→ **The task**:
Give the listing again character for character, but drop the images.

→ **Data lines**:
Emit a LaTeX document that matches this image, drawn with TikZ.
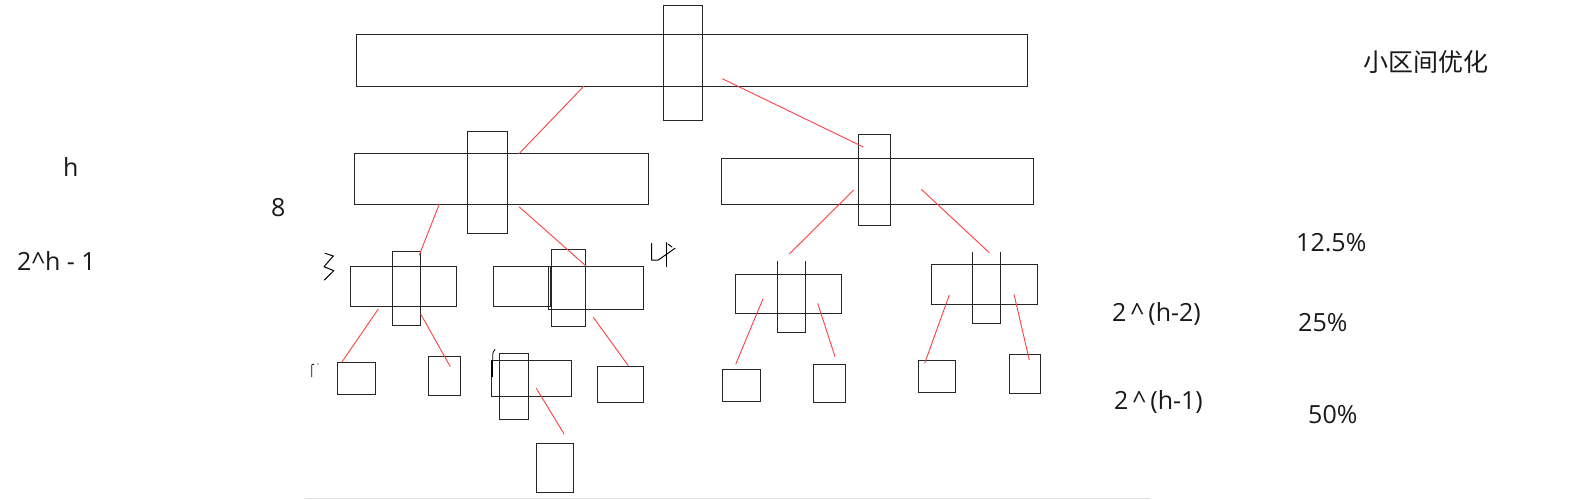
\documentclass[tikz,border=0pt]{standalone}
\usepackage{fontspec}
\newfontfamily\osans{Open Sans}
\newfontfamily\cjk{Noto Sans CJK SC}
\usetikzlibrary{fit}
\tikzset{
  box/.style={draw=black!85, line width=1pt, inner sep=0pt, fill=none},
  link/.style={draw=red!75, line width=0.9pt},
  lbl/.style={font=\osans\fontsize{25}{30}\selectfont, inner sep=0pt, anchor=base west, text=black!90},
  scrib/.style={draw=black, line width=1pt, line join=round, line cap=round},
}
\begin{document}
\begin{tikzpicture}[x=1pt,y=-1pt]
\useasboundingbox (0,0) rectangle (1593,499);
% level 0
\node[box, fit={(356.7,34.7) (1027.7,86.3)}] (r0) {};
\node[box, fit={(663.3,5.7) (702,120.7)}] (v0) {};
% level 1
\node[box, fit={(354.7,153.7) (648.7,204)}] (r1a) {};
\node[box, fit={(467,131.3) (507.3,233.3)}] (v1a) {};
\node[box, fit={(721.3,158.3) (1033.3,204)}] (r1b) {};
\node[box, fit={(858.3,134) (890.3,225.7)}] (v1b) {};
% level 2
\node[box, fit={(350.7,266.7) (456.7,306.3)}] (r2a) {};
\node[box, fit={(392,251) (420.3,325)}] (v2a) {};
\node[box, fit={(493.3,266.7) (550,306.3)}] (r2b1) {};
\node[box, fit={(548.3,266.7) (643.3,309)}] (r2b2) {};
\node[box, fit={(551,249) (585,326)}] (v2b) {};
\node[box, fit={(735.7,274.3) (841.3,313.3)}] (r2c) {};
\draw[box] (777,261) -- (777,332.3) -- (805,332.3) -- (805,261);
\node[box, fit={(931.3,264.7) (1037.3,304)}] (r2d) {};
\draw[box] (972.7,251.7) -- (972.7,323) -- (1000.3,323) -- (1000.3,251.7);
% level 3
\node[box, fit={(337.7,362.3) (375.3,394.3)}] (q1) {};
\node[box, fit={(428.7,356.7) (460.3,395)}] (q2) {};
\node[box, fit={(491.3,360.3) (571,396)}] (q3) {};
\node[box, fit={(499.3,353) (528,419.3)}] (v3) {};
\node[box, fit={(597,366) (643.3,402.7)}] (q4) {};
\node[box, fit={(722.3,369.7) (760,401.7)}] (q5) {};
\node[box, fit={(813.3,364.3) (845.3,402.3)}] (q6) {};
\node[box, fit={(918,360.3) (955.7,392.3)}] (q7) {};
\node[box, fit={(1009,354.7) (1040.7,393.3)}] (q8) {};
\node[box, fit={(536.3,443.7) (573.7,492.3)}] (q9) {};
% connector end points
\coordinate (a1) at (584.3,85.7);  \coordinate (b1) at (519,153.7);
\coordinate (a2) at (722.3,78.7);  \coordinate (b2) at (863.3,147);
\coordinate (a3) at (439.3,204);   \coordinate (b3) at (419.3,255);
\coordinate (a4) at (519,206.7);   \coordinate (b4) at (586,266);
\coordinate (a5) at (853.7,190);   \coordinate (b5) at (789.3,254);
\coordinate (a6) at (921.3,189.3); \coordinate (b6) at (989.3,252.7);
\coordinate (a7) at (378.3,309);   \coordinate (b7) at (341.7,362.3);
\coordinate (a8) at (420.7,314);   \coordinate (b8) at (450.3,366.7);
\coordinate (a9) at (593.3,317.3); \coordinate (b9) at (628.3,365.7);
\coordinate (a10) at (536.3,388.3); \coordinate (b10) at (564.3,434.3);
\coordinate (a11) at (763,298.7);  \coordinate (b11) at (735.7,364.3);
\coordinate (a12) at (817.7,303.3); \coordinate (b12) at (835,356.7);
\coordinate (a13) at (949.3,295);  \coordinate (b13) at (924.7,363.3);
\coordinate (a14) at (1014,294.3); \coordinate (b14) at (1029.3,360);
\foreach \i in {1,...,14} { \draw[link] (a\i) -- (b\i); }
% handwritten marks
\draw[scrib] (325,253.3) -- (333.3,256) -- (324,266.7) -- (333.8,270.7) -- (324.3,280);
\draw[scrib] (651.7,243.3) -- (651.7,260) -- (658.3,260) -- (675,248.3);
\draw[scrib] (666.7,242.7) -- (666.7,266.7);
\draw[scrib] (668,244) -- (672,247);
\draw[scrib, line width=0.8pt] (311.7,376.7) -- (311.7,365) -- (314,364);
\fill[black] (318,364) circle (0.6);
\draw[scrib, line width=0.8pt] (495,349.3) .. controls (492.7,352) .. (492.7,360);
\draw[black, line width=2.2pt] (492.3,360) -- (492.3,377);
\draw[black!12, line width=0.8pt] (305,498.5) -- (1150,498.5);
% texts
\node[lbl] (t0) at (63,176) {h};
\node[lbl] (t1) at (271,216) {8};
\node[lbl] (t2) at (17,270) {2\^{}h - 1};
\node[lbl] (t3) at (1296,251.7) {12.5\%};
\node[lbl] (t4) at (1112,321.7) {2\,\^{}\,(h-2)};
\node[lbl] (t5) at (1298,331.7) {25\%};
\node[lbl] (t6) at (1114,409.3) {2\,\^{}\,(h-1)};
\node[lbl] (t7) at (1308,423.3) {50\%};
\node[font=\cjk\fontsize{25}{29}\selectfont, inner sep=0pt, text=black!90] (title) at (1426,62) {小区间优化};
\end{tikzpicture}
\end{document}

→ **Reply**:
Emit a LaTeX document that matches this image, drawn with TikZ.
\documentclass[tikz,border=0pt]{standalone}
\usepackage{fontspec}
\newfontfamily\osans{Open Sans}
\newfontfamily\cjk{Noto Sans CJK SC}
\usetikzlibrary{fit}
\tikzset{
  box/.style={draw=black!85, line width=1pt, inner sep=0pt, fill=none},
  link/.style={draw=red!75, line width=0.9pt},
  lbl/.style={font=\osans\fontsize{25}{30}\selectfont, inner sep=0pt, anchor=base west, text=black!90},
  scrib/.style={draw=black, line width=1pt, line join=round, line cap=round},
}
\begin{document}
\begin{tikzpicture}[x=1pt,y=-1pt]
\useasboundingbox (0,0) rectangle (1593,499);
% level 0
\node[box, fit={(356.7,34.7) (1027.7,86.3)}] (r0) {};
\node[box, fit={(663.3,5.7) (702,120.7)}] (v0) {};
% level 1
\node[box, fit={(354.7,153.7) (648.7,204)}] (r1a) {};
\node[box, fit={(467,131.3) (507.3,233.3)}] (v1a) {};
\node[box, fit={(721.3,158.3) (1033.3,204)}] (r1b) {};
\node[box, fit={(858.3,134) (890.3,225.7)}] (v1b) {};
% level 2
\node[box, fit={(350.7,266.7) (456.7,306.3)}] (r2a) {};
\node[box, fit={(392,251) (420.3,325)}] (v2a) {};
\node[box, fit={(493.3,266.7) (550,306.3)}] (r2b1) {};
\node[box, fit={(548.3,266.7) (643.3,309)}] (r2b2) {};
\node[box, fit={(551,249) (585,326)}] (v2b) {};
\node[box, fit={(735.7,274.3) (841.3,313.3)}] (r2c) {};
\draw[box] (777,261) -- (777,332.3) -- (805,332.3) -- (805,261);
\node[box, fit={(931.3,264.7) (1037.3,304)}] (r2d) {};
\draw[box] (972.7,251.7) -- (972.7,323) -- (1000.3,323) -- (1000.3,251.7);
% level 3
\node[box, fit={(337.7,362.3) (375.3,394.3)}] (q1) {};
\node[box, fit={(428.7,356.7) (460.3,395)}] (q2) {};
\node[box, fit={(491.3,360.3) (571,396)}] (q3) {};
\node[box, fit={(499.3,353) (528,419.3)}] (v3) {};
\node[box, fit={(597,366) (643.3,402.7)}] (q4) {};
\node[box, fit={(722.3,369.7) (760,401.7)}] (q5) {};
\node[box, fit={(813.3,364.3) (845.3,402.3)}] (q6) {};
\node[box, fit={(918,360.3) (955.7,392.3)}] (q7) {};
\node[box, fit={(1009,354.7) (1040.7,393.3)}] (q8) {};
\node[box, fit={(536.3,443.7) (573.7,492.3)}] (q9) {};
% connector end points
\coordinate (a1) at (584.3,85.7);  \coordinate (b1) at (519,153.7);
\coordinate (a2) at (722.3,78.7);  \coordinate (b2) at (863.3,147);
\coordinate (a3) at (439.3,204);   \coordinate (b3) at (419.3,255);
\coordinate (a4) at (519,206.7);   \coordinate (b4) at (586,266);
\coordinate (a5) at (853.7,190);   \coordinate (b5) at (789.3,254);
\coordinate (a6) at (921.3,189.3); \coordinate (b6) at (989.3,252.7);
\coordinate (a7) at (378.3,309);   \coordinate (b7) at (341.7,362.3);
\coordinate (a8) at (420.7,314);   \coordinate (b8) at (450.3,366.7);
\coordinate (a9) at (593.3,317.3); \coordinate (b9) at (628.3,365.7);
\coordinate (a10) at (536.3,388.3); \coordinate (b10) at (564.3,434.3);
\coordinate (a11) at (763,298.7);  \coordinate (b11) at (735.7,364.3);
\coordinate (a12) at (817.7,303.3); \coordinate (b12) at (835,356.7);
\coordinate (a13) at (949.3,295);  \coordinate (b13) at (924.7,363.3);
\coordinate (a14) at (1014,294.3); \coordinate (b14) at (1029.3,360);
\foreach \i in {1,...,14} { \draw[link] (a\i) -- (b\i); }
% handwritten marks
\draw[scrib] (325,253.3) -- (333.3,256) -- (324,266.7) -- (333.8,270.7) -- (324.3,280);
\draw[scrib] (651.7,243.3) -- (651.7,260) -- (658.3,260) -- (675,248.3);
\draw[scrib] (666.7,242.7) -- (666.7,266.7);
\draw[scrib] (668,244) -- (672,247);
\draw[scrib, line width=0.8pt] (311.7,376.7) -- (311.7,365) -- (314,364);
\fill[black] (318,364) circle (0.6);
\draw[scrib, line width=0.8pt] (495,349.3) .. controls (492.7,352) .. (492.7,360);
\draw[black, line width=2.2pt] (492.3,360) -- (492.3,377);
\draw[black!12, line width=0.8pt] (305,498.5) -- (1150,498.5);
% texts
\node[lbl] (t0) at (63,176) {h};
\node[lbl] (t1) at (271,216) {8};
\node[lbl] (t2) at (17,270) {2\^{}h - 1};
\node[lbl] (t3) at (1296,251.7) {12.5\%};
\node[lbl] (t4) at (1112,321.7) {2\,\^{}\,(h-2)};
\node[lbl] (t5) at (1298,331.7) {25\%};
\node[lbl] (t6) at (1114,409.3) {2\,\^{}\,(h-1)};
\node[lbl] (t7) at (1308,423.3) {50\%};
\node[font=\cjk\fontsize{25}{29}\selectfont, inner sep=0pt, text=black!90] (title) at (1426,62) {小区间优化};
\end{tikzpicture}
\end{document}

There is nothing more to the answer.